>> Begin SUPPLIED ENTRIES
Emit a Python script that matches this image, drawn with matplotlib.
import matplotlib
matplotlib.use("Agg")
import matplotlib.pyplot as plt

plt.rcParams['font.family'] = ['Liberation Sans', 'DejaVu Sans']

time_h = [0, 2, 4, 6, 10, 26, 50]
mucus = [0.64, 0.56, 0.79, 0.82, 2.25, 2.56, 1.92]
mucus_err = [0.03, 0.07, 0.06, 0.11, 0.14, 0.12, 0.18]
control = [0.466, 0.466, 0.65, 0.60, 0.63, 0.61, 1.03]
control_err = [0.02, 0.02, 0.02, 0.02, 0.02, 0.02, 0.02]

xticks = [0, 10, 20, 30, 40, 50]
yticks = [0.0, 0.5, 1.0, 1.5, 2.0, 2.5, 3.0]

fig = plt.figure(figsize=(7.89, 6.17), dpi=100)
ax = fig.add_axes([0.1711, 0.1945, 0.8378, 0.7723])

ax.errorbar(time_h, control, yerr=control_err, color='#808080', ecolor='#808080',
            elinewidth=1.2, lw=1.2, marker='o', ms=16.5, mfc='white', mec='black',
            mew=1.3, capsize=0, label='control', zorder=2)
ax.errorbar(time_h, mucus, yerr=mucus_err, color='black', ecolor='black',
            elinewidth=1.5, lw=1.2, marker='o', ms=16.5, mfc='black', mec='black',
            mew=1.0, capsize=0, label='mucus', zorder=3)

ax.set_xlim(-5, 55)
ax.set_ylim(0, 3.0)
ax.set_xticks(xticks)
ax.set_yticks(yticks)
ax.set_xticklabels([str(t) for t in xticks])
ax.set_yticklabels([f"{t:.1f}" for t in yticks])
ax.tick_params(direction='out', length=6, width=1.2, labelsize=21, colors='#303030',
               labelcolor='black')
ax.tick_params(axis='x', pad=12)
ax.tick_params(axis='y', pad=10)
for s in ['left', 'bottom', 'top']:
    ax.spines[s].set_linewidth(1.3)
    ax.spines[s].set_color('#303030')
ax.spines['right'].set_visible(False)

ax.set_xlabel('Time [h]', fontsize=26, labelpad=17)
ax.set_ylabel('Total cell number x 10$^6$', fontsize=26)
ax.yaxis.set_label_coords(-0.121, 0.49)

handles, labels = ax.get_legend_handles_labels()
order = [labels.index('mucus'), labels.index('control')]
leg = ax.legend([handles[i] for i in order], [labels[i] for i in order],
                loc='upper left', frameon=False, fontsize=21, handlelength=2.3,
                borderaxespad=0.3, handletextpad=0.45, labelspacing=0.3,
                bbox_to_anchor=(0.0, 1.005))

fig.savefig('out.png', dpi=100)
>> End SUPPLIED ENTRIES
>> Begin SUPPLIED ENTRIES
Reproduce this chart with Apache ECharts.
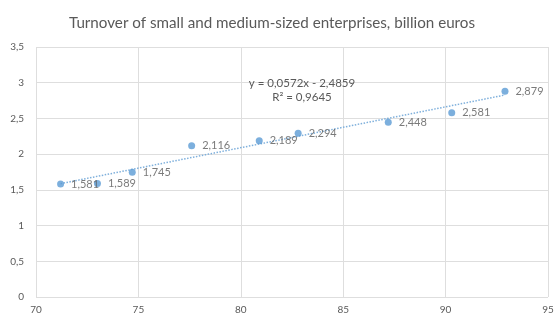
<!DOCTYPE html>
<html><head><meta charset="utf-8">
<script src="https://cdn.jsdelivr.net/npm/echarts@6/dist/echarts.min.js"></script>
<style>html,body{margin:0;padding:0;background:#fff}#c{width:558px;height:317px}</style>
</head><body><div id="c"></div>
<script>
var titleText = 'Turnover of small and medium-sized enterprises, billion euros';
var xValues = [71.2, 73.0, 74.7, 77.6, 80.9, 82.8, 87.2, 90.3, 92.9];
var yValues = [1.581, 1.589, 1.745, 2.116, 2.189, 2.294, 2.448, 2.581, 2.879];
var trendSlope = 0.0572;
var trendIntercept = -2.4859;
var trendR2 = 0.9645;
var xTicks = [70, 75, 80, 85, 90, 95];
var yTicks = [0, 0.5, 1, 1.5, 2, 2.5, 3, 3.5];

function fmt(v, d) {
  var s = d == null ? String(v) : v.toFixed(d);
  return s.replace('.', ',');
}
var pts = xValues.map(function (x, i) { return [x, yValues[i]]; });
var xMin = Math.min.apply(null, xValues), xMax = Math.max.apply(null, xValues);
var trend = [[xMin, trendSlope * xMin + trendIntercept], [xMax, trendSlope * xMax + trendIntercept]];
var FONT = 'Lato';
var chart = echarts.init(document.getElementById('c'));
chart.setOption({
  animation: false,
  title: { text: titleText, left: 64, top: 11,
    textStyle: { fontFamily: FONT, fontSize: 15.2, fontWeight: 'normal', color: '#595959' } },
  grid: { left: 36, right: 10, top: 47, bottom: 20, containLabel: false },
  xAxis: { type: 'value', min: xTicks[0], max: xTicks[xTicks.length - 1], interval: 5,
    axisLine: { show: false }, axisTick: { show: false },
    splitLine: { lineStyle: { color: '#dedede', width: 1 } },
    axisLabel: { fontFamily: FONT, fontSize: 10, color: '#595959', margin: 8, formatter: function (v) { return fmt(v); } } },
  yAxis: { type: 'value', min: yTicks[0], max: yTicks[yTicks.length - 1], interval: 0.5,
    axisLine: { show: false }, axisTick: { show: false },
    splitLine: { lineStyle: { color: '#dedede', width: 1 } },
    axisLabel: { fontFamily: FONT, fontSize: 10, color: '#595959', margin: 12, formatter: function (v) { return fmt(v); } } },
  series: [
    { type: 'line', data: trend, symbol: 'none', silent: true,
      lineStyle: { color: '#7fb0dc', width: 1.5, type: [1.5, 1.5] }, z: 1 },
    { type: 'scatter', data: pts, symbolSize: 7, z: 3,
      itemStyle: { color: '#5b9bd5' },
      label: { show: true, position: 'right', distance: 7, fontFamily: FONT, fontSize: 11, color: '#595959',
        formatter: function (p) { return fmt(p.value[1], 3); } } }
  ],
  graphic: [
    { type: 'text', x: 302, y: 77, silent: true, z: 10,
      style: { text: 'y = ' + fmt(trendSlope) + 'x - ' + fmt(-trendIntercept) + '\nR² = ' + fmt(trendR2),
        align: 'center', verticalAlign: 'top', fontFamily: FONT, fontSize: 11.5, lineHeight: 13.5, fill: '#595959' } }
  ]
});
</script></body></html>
>> End SUPPLIED ENTRIES
GIVEN TASK:
Go through the material above and output exactly the lines from the one containing "Emit a Python" through the one containing "ax = fig.add_axes([0.1711, 0.1945, 0.8378, 0.7723])".

OUTPUT BELOW:
Emit a Python script that matches this image, drawn with matplotlib.
import matplotlib
matplotlib.use("Agg")
import matplotlib.pyplot as plt

plt.rcParams['font.family'] = ['Liberation Sans', 'DejaVu Sans']

time_h = [0, 2, 4, 6, 10, 26, 50]
mucus = [0.64, 0.56, 0.79, 0.82, 2.25, 2.56, 1.92]
mucus_err = [0.03, 0.07, 0.06, 0.11, 0.14, 0.12, 0.18]
control = [0.466, 0.466, 0.65, 0.60, 0.63, 0.61, 1.03]
control_err = [0.02, 0.02, 0.02, 0.02, 0.02, 0.02, 0.02]

xticks = [0, 10, 20, 30, 40, 50]
yticks = [0.0, 0.5, 1.0, 1.5, 2.0, 2.5, 3.0]

fig = plt.figure(figsize=(7.89, 6.17), dpi=100)
ax = fig.add_axes([0.1711, 0.1945, 0.8378, 0.7723])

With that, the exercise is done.